Let’s illustrate this with a concrete example. A consumer who has purchased from macys.com before is likely going to buy from the site again, because they know and like the retailer. In a future visit, they type in macys.com to go to the site. This is called a “direct” visit in Google Analytics. If the user looks at 20 pages and then completes a purchase, this purchase is an “organic” one, meaning the user didn’t see an ad, click on it and make a purchase as a result of it. Remarketing vendors exploit the GA “feature” that allows them to write false data – a fake click that makes it appear that the user came to the site after clicking on one of the vendor’s ads, run on behalf of the retailer (ever wonder why they don’t let you tag the ads themselves?). More specifically, they record which visits result in a purchase and note the session identifier (See: “cid” exfiltration, documented by security researcher Dr. Krzysztof Franaszek). By inserting false clicks into specific sessions that ended in purchases, remarketing vendors can turn the 20-pageview direct visit into a 21-pageview visit that appears to have come from a click on an ad in their remarketing program. The remarketing vendor has thus claimed credit for a sale that had already happened.
Note that similar exploits have been documented at the intersection of influencer and affiliate fraud — influencers insert false data into marketers’ Google Analytics to make it appear they are able to drive lots of traffic; this helps them secure paid sponsorship and affiliate marketing deals. Once secured, influencers use affiliate links to claim credit for driving what would have been organic sales; so the marketer ends up paying twice for sales that would have happened anyway! Sweet, sweet moolah for the influencer, though. And note the huge uptick in affiliate fraud in 2020 as more people are stuck and home, and increased their online shopping dramatically.

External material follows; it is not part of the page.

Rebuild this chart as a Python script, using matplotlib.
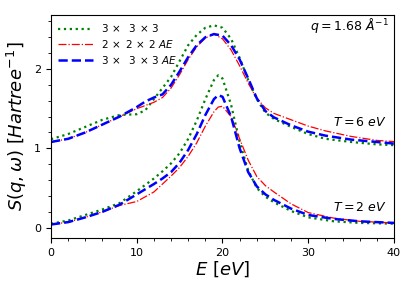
import numpy as np
import matplotlib.pyplot as plt
from matplotlib.ticker import MultipleLocator

# Energia (eV) e S(q,w)
E_hi = [0, 2, 4, 6, 8, 10, 11, 12, 13, 14, 15, 16, 17, 18, 19, 20, 21, 22, 23, 24, 25, 26, 28, 30, 32, 35, 38, 40]
s333_hi = [1.115, 1.18, 1.27, 1.36, 1.42, 1.43, 1.48, 1.62, 1.76, 1.90, 2.10, 2.30, 2.43, 2.52, 2.55, 2.52, 2.38, 2.14, 1.86, 1.62, 1.45, 1.37, 1.27, 1.18, 1.12, 1.08, 1.05, 1.04]
s222ae_hi = [1.08, 1.12, 1.20, 1.30, 1.40, 1.50, 1.54, 1.58, 1.64, 1.76, 1.93, 2.12, 2.28, 2.39, 2.44, 2.38, 2.24, 2.04, 1.82, 1.63, 1.51, 1.44, 1.36, 1.28, 1.22, 1.15, 1.10, 1.085]
s333ae_hi = [1.08, 1.12, 1.20, 1.30, 1.40, 1.52, 1.59, 1.64, 1.68, 1.80, 1.97, 2.15, 2.30, 2.40, 2.44, 2.42, 2.30, 2.12, 1.88, 1.63, 1.47, 1.39, 1.29, 1.21, 1.16, 1.11, 1.08, 1.06]

E_lo = [0, 2, 4, 6, 8, 10, 12, 13, 14, 15, 16, 17, 18, 19, 19.5, 20, 21, 22, 23, 24, 25, 26, 28, 30, 33, 36, 40]
s333_lo = [0.05, 0.09, 0.16, 0.23, 0.31, 0.46, 0.62, 0.71, 0.81, 0.94, 1.12, 1.35, 1.62, 1.86, 1.92, 1.88, 1.55, 1.08, 0.72, 0.50, 0.39, 0.32, 0.21, 0.13, 0.08, 0.06, 0.05]
s222ae_lo = [0.04, 0.07, 0.13, 0.20, 0.28, 0.33, 0.45, 0.55, 0.65, 0.76, 0.90, 1.07, 1.28, 1.46, 1.52, 1.53, 1.40, 1.12, 0.85, 0.645, 0.53, 0.45, 0.30, 0.19, 0.12, 0.08, 0.06]
s333ae_lo = [0.04, 0.07, 0.13, 0.20, 0.29, 0.42, 0.55, 0.62, 0.70, 0.82, 0.98, 1.18, 1.42, 1.62, 1.67, 1.65, 1.40, 1.00, 0.70, 0.52, 0.42, 0.35, 0.24, 0.16, 0.11, 0.08, 0.06]

etichette = [r'$3\,\times\ \ 3\,\times\,3$', r'$2\,\times\ 2\,\times\,2\ AE$', r'$3\,\times\ \ 3\,\times\,3\ AE$']

fig = plt.figure(figsize=(4.16, 2.89), dpi=100)
ax = fig.add_axes([0.1226, 0.1765, 0.8245, 0.7715])

# curve T = 6 eV
ax.plot(E_hi, s333_hi, ':', color='green', lw=1.6, label=etichette[0])
ax.plot(E_hi, s222ae_hi, '-.', color='red', lw=0.9, label=etichette[1])
ax.plot(E_hi, s333ae_hi, '--', color='blue', lw=1.8, label=etichette[2])
# curve T = 2 eV
ax.plot(E_lo, s333_lo, ':', color='green', lw=1.6)
ax.plot(E_lo, s222ae_lo, '-.', color='red', lw=0.9)
ax.plot(E_lo, s333ae_lo, '--', color='blue', lw=1.8)

ax.set_xlim(0, 40)
ax.set_ylim(-0.13, 2.68)
ax.xaxis.set_major_locator(MultipleLocator(10))
ax.xaxis.set_minor_locator(MultipleLocator(2))
ax.yaxis.set_major_locator(MultipleLocator(1))
ax.yaxis.set_minor_locator(MultipleLocator(0.2))
ax.tick_params(labelsize=8)

ax.set_xlabel(r'$E\ [eV]$', fontsize=13, labelpad=1)
ax.set_ylabel(r'$S(q,\omega)\ [Hartree^{-1}]$', fontsize=13, labelpad=4)

ax.text(39.4, 2.55, r'$q = 1.68\ \AA^{-1}$', ha='right', va='center', fontsize=9)
ax.text(39.2, 1.32, r'$T = 6\ eV$', ha='right', va='center', fontsize=9)
ax.text(39.2, 0.25, r'$T = 2\ eV$', ha='right', va='center', fontsize=9)

ax.legend(loc='upper left', frameon=False, fontsize=7.5, handlelength=3.3,
          labelspacing=0.35, borderaxespad=0.3)

fig.savefig('out.png', dpi=100)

What can marketers do if they suspect this is happening to them? Do what Kevin Frisch, Head of Performance Marketing and CRM at Uber, did. He saved Uber millions of dollars when he discovered the pervasive cost-per-install fraud that was ripping off Uber. He paused the ad spending, and the app installs kept happening. Those were organic installs that the mobile exchanges fraudulently claimed credit for, so they could get paid the CPI. In the slide below, the green area is the ad spend. When the spend was paused, notice that the blue line (organic signups) rose to the exact level of the red line (paid signups) before the drop. This shows that the installs that were claimed to have come from paid channels were actually organic installs instead (customers installed the Uber app because they wanted to, not because they saw an ad and clicked on it). The mobile exchanges were falsely claiming credit for organic installs by tricking the attribution reporting. This is equivalent to remarketing vendors claiming credit for sales that have already happened by inserting false data into their own clients’ Google Analytics. This is also why remarketing programs appear to perform many times better than any other form of digital marketing. It only appears to be, because of fraud hidden in plain sight. Do you have the courage to stop this form of fraud ripping off your company?